> [WHAT YOU SHOULD DO] Only the number is needed: how many lines contain the word "diagram"?

--- DATASET RECORDS ---

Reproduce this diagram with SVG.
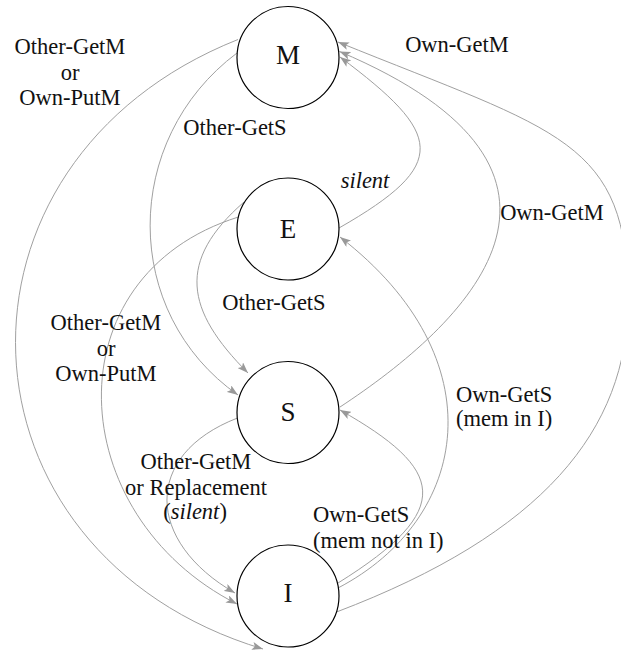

---
--- DATASET RECORDS ---

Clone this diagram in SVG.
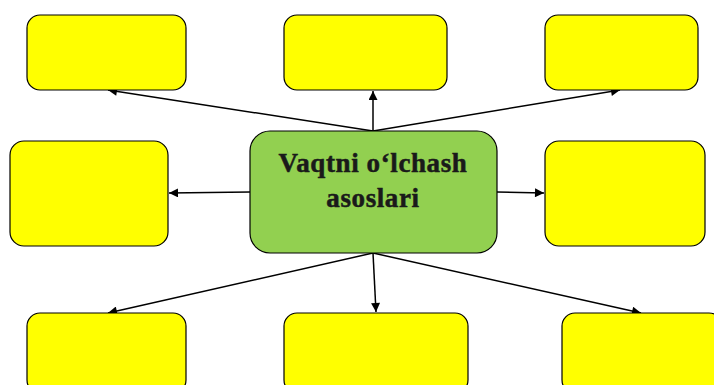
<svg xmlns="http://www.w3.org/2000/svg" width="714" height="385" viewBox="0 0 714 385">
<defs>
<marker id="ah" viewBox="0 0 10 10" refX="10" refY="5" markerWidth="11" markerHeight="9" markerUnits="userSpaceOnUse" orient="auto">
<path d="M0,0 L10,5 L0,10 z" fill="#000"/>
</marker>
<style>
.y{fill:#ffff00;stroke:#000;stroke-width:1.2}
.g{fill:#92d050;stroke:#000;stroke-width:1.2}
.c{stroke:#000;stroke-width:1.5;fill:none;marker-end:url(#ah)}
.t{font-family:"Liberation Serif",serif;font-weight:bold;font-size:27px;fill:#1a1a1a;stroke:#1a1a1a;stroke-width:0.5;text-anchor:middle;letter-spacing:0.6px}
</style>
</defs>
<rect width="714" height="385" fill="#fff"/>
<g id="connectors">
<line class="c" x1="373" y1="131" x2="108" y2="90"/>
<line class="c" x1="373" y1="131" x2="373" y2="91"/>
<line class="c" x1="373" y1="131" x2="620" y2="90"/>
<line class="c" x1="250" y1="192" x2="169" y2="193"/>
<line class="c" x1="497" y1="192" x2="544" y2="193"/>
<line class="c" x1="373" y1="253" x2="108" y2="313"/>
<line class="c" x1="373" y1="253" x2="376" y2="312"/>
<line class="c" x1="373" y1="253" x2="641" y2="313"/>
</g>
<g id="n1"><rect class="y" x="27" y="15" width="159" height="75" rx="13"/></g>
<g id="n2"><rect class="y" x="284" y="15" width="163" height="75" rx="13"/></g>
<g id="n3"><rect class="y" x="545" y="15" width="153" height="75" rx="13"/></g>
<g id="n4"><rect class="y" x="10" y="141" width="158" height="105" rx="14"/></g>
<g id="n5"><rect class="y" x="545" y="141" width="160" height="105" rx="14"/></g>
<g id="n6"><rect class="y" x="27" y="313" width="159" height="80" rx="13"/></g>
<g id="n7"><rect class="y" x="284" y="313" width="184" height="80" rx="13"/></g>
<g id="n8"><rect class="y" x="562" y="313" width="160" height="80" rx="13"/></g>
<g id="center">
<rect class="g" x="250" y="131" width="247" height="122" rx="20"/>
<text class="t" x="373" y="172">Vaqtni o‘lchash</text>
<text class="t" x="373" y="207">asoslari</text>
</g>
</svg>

---
--- DATASET RECORDS ---

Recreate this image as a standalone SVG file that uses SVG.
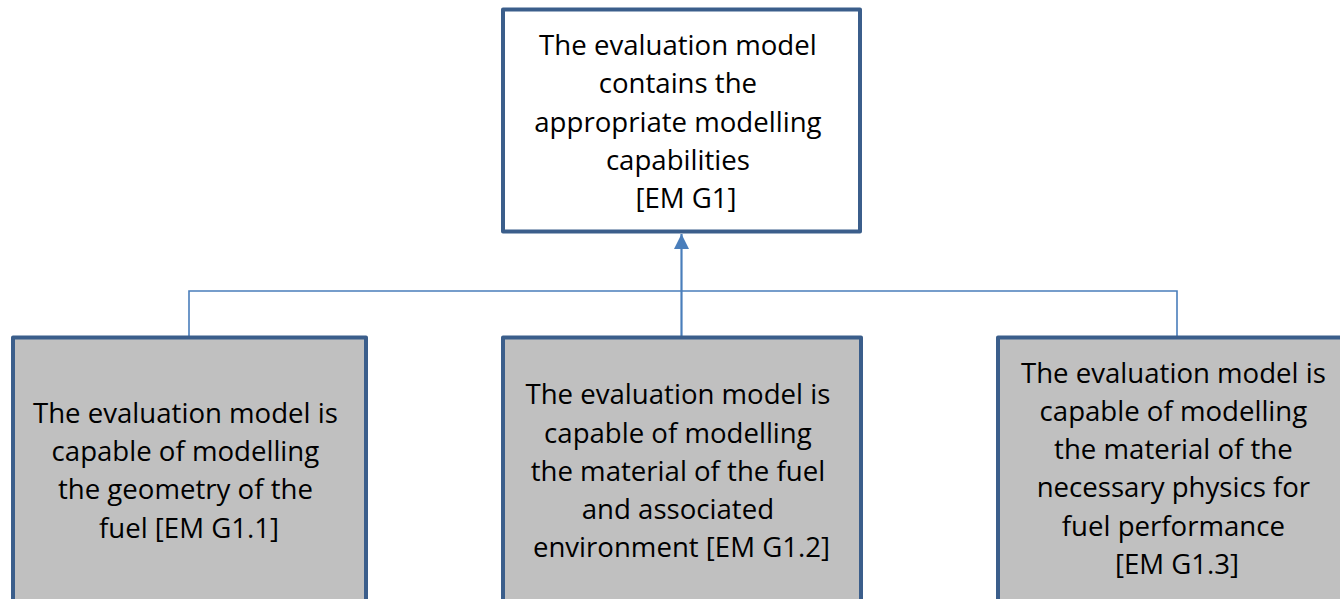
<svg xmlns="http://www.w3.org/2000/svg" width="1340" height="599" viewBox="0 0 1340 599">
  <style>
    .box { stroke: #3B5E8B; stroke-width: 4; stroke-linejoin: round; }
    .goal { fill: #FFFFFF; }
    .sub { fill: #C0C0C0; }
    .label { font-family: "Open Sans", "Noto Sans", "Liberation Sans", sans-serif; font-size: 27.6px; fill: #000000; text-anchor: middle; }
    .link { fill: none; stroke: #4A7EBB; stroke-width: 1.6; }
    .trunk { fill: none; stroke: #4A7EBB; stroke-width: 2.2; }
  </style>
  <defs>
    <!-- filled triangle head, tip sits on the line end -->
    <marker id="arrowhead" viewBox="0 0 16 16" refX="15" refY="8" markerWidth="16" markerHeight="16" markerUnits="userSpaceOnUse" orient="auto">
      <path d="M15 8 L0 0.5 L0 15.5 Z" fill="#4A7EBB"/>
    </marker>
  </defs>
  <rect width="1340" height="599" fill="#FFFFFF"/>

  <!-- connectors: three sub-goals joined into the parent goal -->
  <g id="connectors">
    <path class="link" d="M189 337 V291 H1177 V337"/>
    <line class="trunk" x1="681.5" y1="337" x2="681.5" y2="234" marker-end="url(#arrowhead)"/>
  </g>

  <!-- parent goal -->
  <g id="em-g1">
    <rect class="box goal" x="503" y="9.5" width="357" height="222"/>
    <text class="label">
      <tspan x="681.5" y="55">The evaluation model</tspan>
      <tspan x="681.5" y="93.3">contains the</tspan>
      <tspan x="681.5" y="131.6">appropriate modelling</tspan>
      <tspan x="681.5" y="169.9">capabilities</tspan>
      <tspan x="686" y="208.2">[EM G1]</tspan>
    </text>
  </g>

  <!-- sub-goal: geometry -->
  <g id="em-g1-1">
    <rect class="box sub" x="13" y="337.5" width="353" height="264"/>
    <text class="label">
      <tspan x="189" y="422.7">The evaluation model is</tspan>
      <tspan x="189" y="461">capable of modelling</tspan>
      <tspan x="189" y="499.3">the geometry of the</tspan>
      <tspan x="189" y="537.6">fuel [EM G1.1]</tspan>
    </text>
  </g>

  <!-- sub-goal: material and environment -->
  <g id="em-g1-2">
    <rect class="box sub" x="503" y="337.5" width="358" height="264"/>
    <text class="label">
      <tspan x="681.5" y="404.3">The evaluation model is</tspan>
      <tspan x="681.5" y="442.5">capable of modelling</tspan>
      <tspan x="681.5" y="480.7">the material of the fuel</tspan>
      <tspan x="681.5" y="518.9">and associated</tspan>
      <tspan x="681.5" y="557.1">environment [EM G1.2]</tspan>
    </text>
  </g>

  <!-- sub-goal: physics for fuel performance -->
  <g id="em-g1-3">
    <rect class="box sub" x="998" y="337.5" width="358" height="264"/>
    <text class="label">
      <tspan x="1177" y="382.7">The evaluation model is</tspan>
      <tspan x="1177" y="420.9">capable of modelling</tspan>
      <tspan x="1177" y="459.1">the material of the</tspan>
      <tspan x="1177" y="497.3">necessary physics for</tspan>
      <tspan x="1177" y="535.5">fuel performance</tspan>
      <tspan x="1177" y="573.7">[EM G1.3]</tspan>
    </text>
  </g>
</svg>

---

> [SOLUTION TO THIS PROBLEM] 2